Inoltre, il sistema non limita la pronuncia di inammissibilità alla fase preliminare. La tagliola può scattare anche dopo la trattazione del ricorso e persino dopo la discussione in pubblica udienza, anche per ricorsi che non presentano i requisiti minimi per l’esclusione dal vaglio di legittimità.
Un paradosso giuridico?
Il paradosso sta nel fatto che il potenziamento dell’inammissibilità ha conferito alla Cassazione poteri ancora più ampi di quelli già notevoli in materia di controllo di legittimità. La Corte diventa, di fatto, giudice dell’estensione dei propri poteri e dell’area del ricorribile. Un compito che, secondo i critici, dovrebbe spettare esclusivamente alla legge.

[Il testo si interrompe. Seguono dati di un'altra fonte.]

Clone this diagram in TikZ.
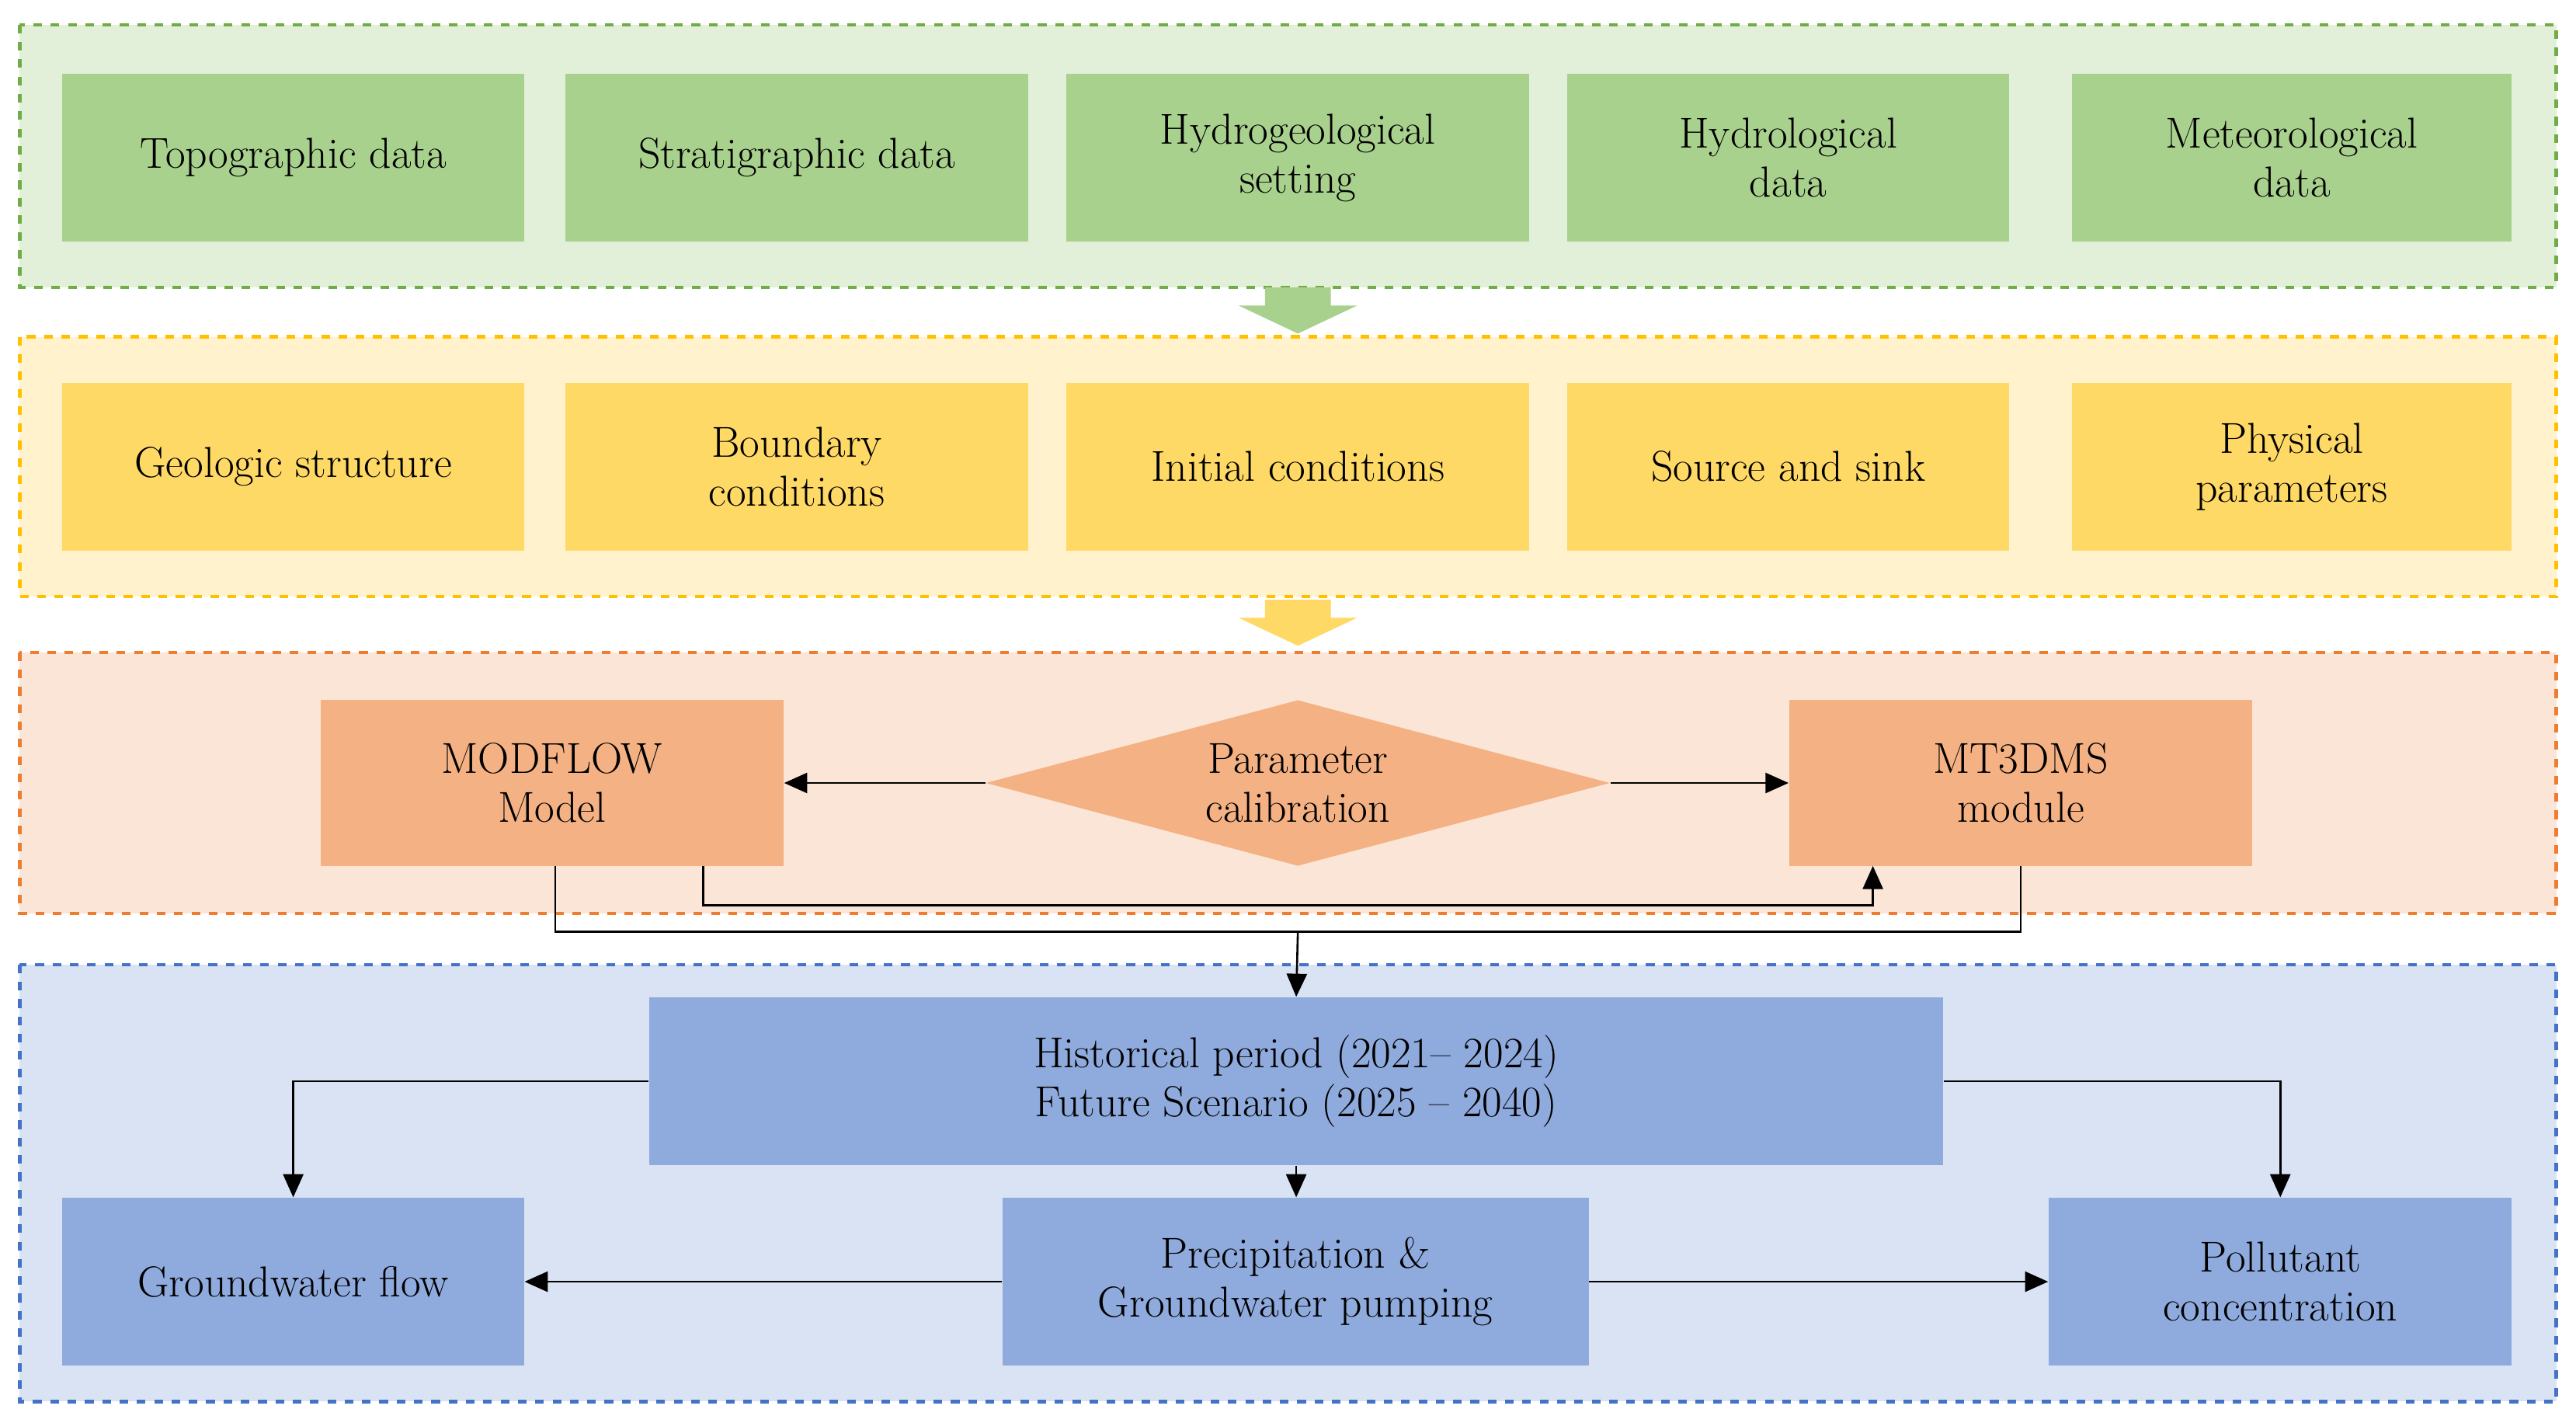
\documentclass[tikz,border=0pt]{standalone}
\usetikzlibrary{shapes.geometric,arrows.meta}
\definecolor{gL}{HTML}{E2EFD9}\definecolor{gB}{HTML}{70AD47}\definecolor{gF}{HTML}{A9D18E}
\definecolor{yL}{HTML}{FFF2CC}\definecolor{yB}{HTML}{FFC000}\definecolor{yF}{HTML}{FFD966}
\definecolor{oL}{HTML}{FBE5D6}\definecolor{oB}{HTML}{ED7D31}\definecolor{oF}{HTML}{F4B183}
\definecolor{bL}{HTML}{DAE3F3}\definecolor{bB}{HTML}{4472C4}\definecolor{bF}{HTML}{8FAADC}
\begin{document}
\begin{tikzpicture}[x=0.02cm,y=-0.02cm,
 panel/.style={dashed,line width=1.2pt},
 box/.style={rectangle,inner sep=0pt,align=center,font=\fontsize{15}{17}\selectfont},
 con/.style={-{Triangle[length=8pt,width=7pt]},line width=0.7pt}]
\useasboundingbox (0,0) rectangle (1568,866);
% panels
\draw[panel,draw=gB,fill=gL] (12,15) rectangle (1556,175);
\draw[panel,draw=yB,fill=yL] (12,205) rectangle (1556,363);
\draw[panel,draw=oB,fill=oL] (12,397) rectangle (1556,556);
\draw[panel,draw=bB,fill=bL] (12,587) rectangle (1556,853);
% block arrows
\fill[gF] (770,175) -- (810,175) -- (810,186) -- (826,186) -- (790,203) -- (754,186) -- (770,186) -- cycle;
\fill[yF] (770,365) -- (810,365) -- (810,376) -- (826,376) -- (790,393) -- (754,376) -- (770,376) -- cycle;
% row 1
\tikzset{r1/.style={box,fill=gF,minimum height=2.04cm}}
\node[r1,minimum width=5.62cm] (t1) at (178.5,96) {Topographic data};
\node[r1,minimum width=5.64cm] (t2) at (485,96) {Stratigraphic data};
\node[r1,minimum width=5.64cm] (t3) at (790,96) {Hydrogeological\\setting};
\node[r1,minimum width=5.38cm] (t4) at (1088.5,96) {Hydrological\\data};
\node[r1,minimum width=5.36cm] (t5) at (1395,96) {Meteorological\\data};
% row 2
\tikzset{r2/.style={box,fill=yF,minimum height=2.04cm}}
\node[r2,minimum width=5.62cm] (s1) at (178.5,284) {Geologic structure};
\node[r2,minimum width=5.64cm] (s2) at (485,284) {Boundary\\conditions};
\node[r2,minimum width=5.64cm] (s3) at (790,284) {Initial conditions};
\node[r2,minimum width=5.38cm] (s4) at (1088.5,284) {Source and sink};
\node[r2,minimum width=5.36cm] (s5) at (1395,284) {Physical\\parameters};
% row 3
\node[box,fill=oF,minimum width=5.64cm,minimum height=2.02cm] (mf) at (336,476.5) {MODFLOW\\Model};
\node[box,fill=oF,minimum width=5.64cm,minimum height=2.02cm] (mt) at (1230,476.5) {MT3DMS\\module};
\node[diamond,aspect=3.76,fill=oF,inner sep=0pt,minimum width=7.6cm,minimum height=2.02cm,align=center,font=\fontsize{15}{17}\selectfont] (pc) at (790,476.5) {};
\node[box] at (790,476.5) {Parameter\\calibration};
\draw[con] (pc.west) -- (mf.east);
\draw[con] (pc.east) -- (mt.west);
\coordinate (a1) at (428,527);
\coordinate (a2) at (1140,527);
\draw[con] (a1) -- (428,551) -- (1140,551) -- (a2);
\coordinate (b1) at (338,527);
\coordinate (b2) at (1230,527);
\coordinate (bm) at (790,567);
\draw[line width=0.7pt] (b1) -- (338,567) -- (1230,567) -- (b2);
% row 4
\node[box,fill=bF,minimum width=15.76cm,minimum height=2.04cm] (hp) at (789,658) {Historical period (2021-- 2024)\\Future Scenario (2025 -- 2040)};
\draw[con] (bm) -- (hp.north);
\node[box,fill=bF,minimum width=5.62cm,minimum height=2.04cm] (gw) at (178.5,780) {Groundwater flow};
\node[box,fill=bF,minimum width=7.14cm,minimum height=2.04cm] (pr) at (788.5,780) {Precipitation \&\\Groundwater pumping};
\node[box,fill=bF,minimum width=5.64cm,minimum height=2.04cm] (pl) at (1388,780) {Pollutant\\concentration};
\draw[con] (hp.west) -| (gw.north);
\draw[con] (hp.east) -| (pl.north);
\draw[con] (hp.south) -- (hp.south|-pr.north);
\draw[con] (pr.west) -- (gw.east);
\draw[con] (pr.east) -- (pl.west);
\end{tikzpicture}
\end{document}
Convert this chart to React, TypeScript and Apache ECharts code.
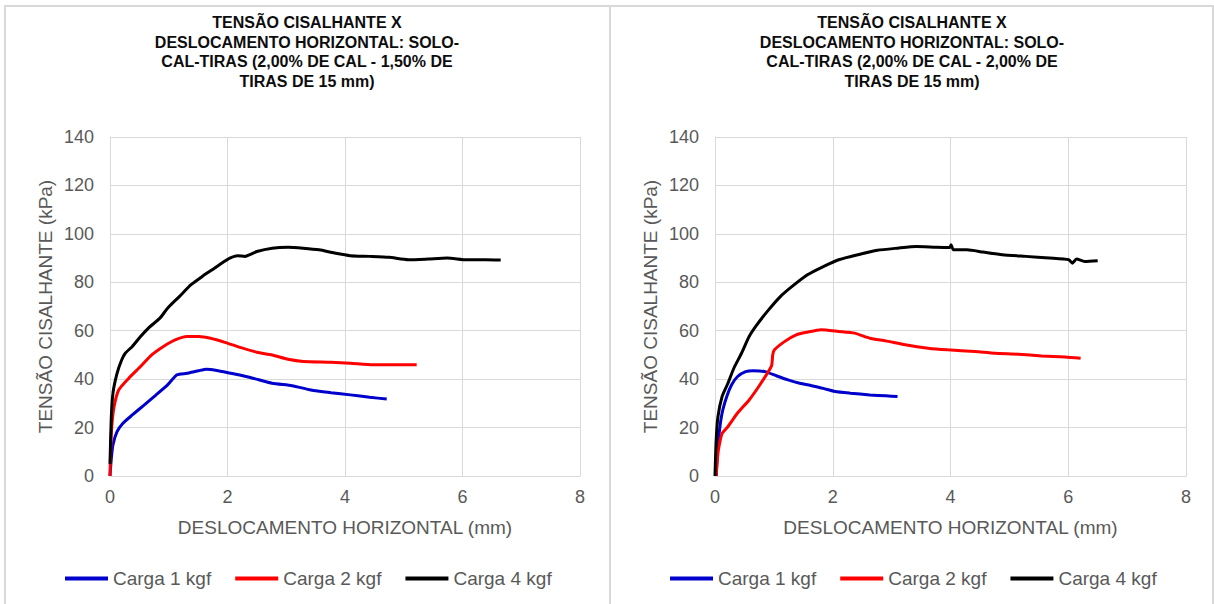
import React, { useEffect, useRef } from "react";
import * as echarts from "echarts";

type P = [number, number];

const seriesNames = ["Carga 1 kgf", "Carga 2 kgf", "Carga 4 kgf"];
const seriesColors = ["#0000CC", "#FF0000", "#000000"];

const titleLeft = "TENSÃO CISALHANTE X\nDESLOCAMENTO HORIZONTAL: SOLO-\nCAL-TIRAS (2,00% DE CAL - 1,50% DE\nTIRAS DE 15 mm)";
const titleRight = "TENSÃO CISALHANTE X\nDESLOCAMENTO HORIZONTAL: SOLO-\nCAL-TIRAS (2,00% DE CAL - 2,00% DE\nTIRAS DE 15 mm)";
const xName = "DESLOCAMENTO HORIZONTAL (mm)";
const yName = "TENSÃO CISALHANTE (kPa)";

// Left chart: 2,00% cal - 1,50% tiras
const left1kgf: P[] = [
  [0, 0], [0.02, 6.6], [0.05, 12.8], [0.12, 18.3], [0.22, 21.8], [0.38, 25.2], [0.58, 29.3],
  [0.78, 33.4], [0.98, 37.6], [1.14, 41.8], [1.31, 42.4], [1.51, 43.5], [1.64, 44.1], [1.84, 43.5],
  [2.1, 42.2], [2.43, 40.4], [2.76, 38.3], [3.1, 37.3], [3.42, 35.5], [3.76, 34.4], [4.09, 33.5],
  [4.42, 32.5], [4.71, 31.8],
];
const left2kgf: P[] = [
  [0, 0], [0.01, 9.4], [0.03, 20.4], [0.07, 28.7], [0.15, 35.6], [0.32, 40.4], [0.52, 45.2],
  [0.71, 50], [0.91, 53.5], [1.11, 56.2], [1.31, 57.6], [1.51, 57.6], [1.71, 56.9], [1.97, 55.1],
  [2.23, 53], [2.5, 51.1], [2.76, 50], [3.03, 48.2], [3.29, 47.3], [3.76, 47], [4.09, 46.6],
  [4.48, 45.9], [4.88, 45.9], [5.22, 45.9],
];
const left4kgf: P[] = [
  [0, 5], [0.02, 23.1], [0.05, 34.2], [0.12, 42.4], [0.2, 48], [0.26, 50.7], [0.38, 53.5],
  [0.52, 57.6], [0.65, 61], [0.85, 65.2], [0.98, 69.3], [1.18, 74.1], [1.38, 79], [1.57, 82.4],
  [1.74, 85.2], [1.9, 87.9], [2.04, 90], [2.17, 91], [2.3, 90.7], [2.5, 92.7], [2.76, 94.1],
  [3.03, 94.5], [3.29, 94.1], [3.56, 93.4], [3.82, 92.1], [4.09, 91], [4.42, 90.7], [4.75, 90.3],
  [5.08, 89.3], [5.41, 89.6], [5.74, 90], [6.07, 89.3], [6.4, 89.3], [6.65, 89.2],
];

// Right chart: 2,00% cal - 2,00% tiras
const right1kgf: P[] = [
  [0.02, 0], [0.04, 9.4], [0.07, 17.6], [0.12, 25.9], [0.2, 32.8], [0.28, 37.6], [0.38, 41],
  [0.52, 43.1], [0.65, 43.5], [0.85, 43.1], [1.05, 41.3], [1.24, 39.7], [1.44, 38.3], [1.64, 37.3],
  [1.84, 36.2], [2.04, 34.9], [2.3, 34.2], [2.63, 33.5], [2.9, 33.1], [3.1, 32.8],
];
const right2kgf: P[] = [
  [0.02, 0], [0.05, 9.4], [0.09, 14.9], [0.12, 17.6], [0.22, 20.4], [0.38, 25.9], [0.58, 31.4],
  [0.78, 38.3], [0.96, 45.5], [0.98, 50], [1.01, 52.1], [1.18, 55.5], [1.38, 58.3], [1.57, 59.4],
  [1.8, 60.4], [2.1, 59.7], [2.37, 59], [2.63, 56.9], [2.9, 55.8], [3.23, 54.2], [3.62, 52.8],
  [3.95, 52.1], [4.42, 51.4], [4.75, 50.7], [5.15, 50.3], [5.55, 49.6], [5.95, 49.1], [6.21, 48.6],
];
const right4kgf: P[] = [
  [0, 0], [0.02, 14.9], [0.05, 24.5], [0.12, 32.8], [0.22, 38.3], [0.32, 44.5], [0.45, 50.7],
  [0.58, 57.6], [0.71, 62.4], [0.91, 68.6], [1.11, 74.1], [1.31, 78.3], [1.57, 83.1], [1.84, 86.5],
  [2.1, 89.3], [2.43, 91.4], [2.76, 93.2], [3.1, 94.1], [3.42, 94.8], [3.76, 94.5], [3.99, 94.4],
  [4.01, 95.5], [4.05, 93.4], [4.28, 93.4], [4.55, 92.5], [4.88, 91.4], [5.28, 90.7], [5.68, 90],
  [6.01, 89.3], [6.07, 87.9], [6.14, 89.6], [6.28, 88.6], [6.5, 88.9],
];

const leftData = [left1kgf, left2kgf, left4kgf];
const rightData = [right1kgf, right2kgf, right4kgf];

const FONT = "'Liberation Sans', Arial, sans-serif";
const GRID_COLOR = "#d9d9d9";
const TEXT_COLOR = "#595959";

function xAxisFor(gridIndex: number) {
  return {
    type: "value",
    gridIndex,
    min: 0,
    max: 8,
    interval: 2,
    name: xName,
    nameLocation: "middle",
    nameGap: 42,
    nameTextStyle: { color: TEXT_COLOR, fontSize: 19, fontFamily: FONT },
    axisLine: { show: true, lineStyle: { color: GRID_COLOR, width: 1 } },
    axisTick: { show: false },
    axisLabel: { color: TEXT_COLOR, fontSize: 18, fontFamily: FONT, margin: 12 },
    splitLine: { show: true, lineStyle: { color: GRID_COLOR, width: 1 } },
  };
}

function yAxisFor(gridIndex: number) {
  return {
    type: "value",
    gridIndex,
    min: 0,
    max: 140,
    interval: 20,
    name: yName,
    nameLocation: "middle",
    nameGap: 55,
    nameTextStyle: { color: TEXT_COLOR, fontSize: 19, fontFamily: FONT },
    axisLine: { show: true, lineStyle: { color: GRID_COLOR, width: 1 } },
    axisTick: { show: false },
    axisLabel: { color: TEXT_COLOR, fontSize: 18, fontFamily: FONT, margin: 16 },
    splitLine: { show: true, lineStyle: { color: GRID_COLOR, width: 1 } },
  };
}

function legendAt(left: number) {
  return {
    left,
    top: 569,
    padding: 0,
    itemWidth: 43,
    itemHeight: 4,
    itemGap: 24,
    icon: "rect",
    data: seriesNames,
    textStyle: { color: TEXT_COLOR, fontSize: 19, fontFamily: FONT },
  };
}

export default function App() {
  const ref = useRef<HTMLDivElement>(null);

  useEffect(() => {
    if (!ref.current) return;
    const chart = echarts.init(ref.current, null, { renderer: "svg" });

    const series: any[] = [];
    [leftData, rightData].forEach((group, gi) => {
      group.forEach((data, i) => {
        series.push({
          type: "line",
          name: seriesNames[i],
          xAxisIndex: gi,
          yAxisIndex: gi,
          data,
          showSymbol: false,
          symbol: "none",
          smooth: 0.2,
          lineStyle: { color: seriesColors[i], width: 3 },
          itemStyle: { color: seriesColors[i] },
          z: 3 + i,
        });
      });
    });

    chart.setOption({
      animation: false,
      backgroundColor: "#ffffff",
      title: [
        {
          text: titleLeft,
          left: 307,
          top: 13,
          textAlign: "center",
          padding: 0,
          textStyle: { fontSize: 16, fontWeight: "bold", color: "#0d0d0d", fontFamily: FONT, lineHeight: 19.5 },
        },
        {
          text: titleRight,
          left: 912,
          top: 13,
          textAlign: "center",
          padding: 0,
          textStyle: { fontSize: 16, fontWeight: "bold", color: "#0d0d0d", fontFamily: FONT, lineHeight: 19.5 },
        },
      ],
      legend: [legendAt(65), legendAt(670)],
      grid: [
        { left: 110, top: 137, width: 470, height: 339, containLabel: false },
        { left: 715, top: 137, width: 471, height: 339, containLabel: false },
      ],
      xAxis: [xAxisFor(0), xAxisFor(1)],
      yAxis: [yAxisFor(0), yAxisFor(1)],
      series,
      graphic: [
        {
          type: "rect",
          shape: { x: 5, y: 6, width: 605, height: 640 },
          style: { fill: "none", stroke: GRID_COLOR, lineWidth: 2 },
          silent: true,
        },
        {
          type: "rect",
          shape: { x: 610, y: 6, width: 603, height: 640 },
          style: { fill: "none", stroke: GRID_COLOR, lineWidth: 2 },
          silent: true,
        },
      ],
    });

    return () => chart.dispose();
  }, []);

  return (
    <div
      ref={ref}
      style={{ position: "absolute", left: 0, top: 0, width: 1214, height: 604, background: "#fff" }}
    />
  );
}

L’utilizzo massiccio dell’inammissibilità dei ricorsi in Cassazione solleva interrogativi circa il suo reale impatto sull’efficienza e sulla qualità della giustizia. Il rischio di sacrificare le garanzie a favore di una rapida selezione dei casi desta preoccupazione. Occorre una riflessione attenta per trovare un equilibrio tra l’esigenza di snellire il lavoro della Corte e la tutela dei diritti dei cittadini.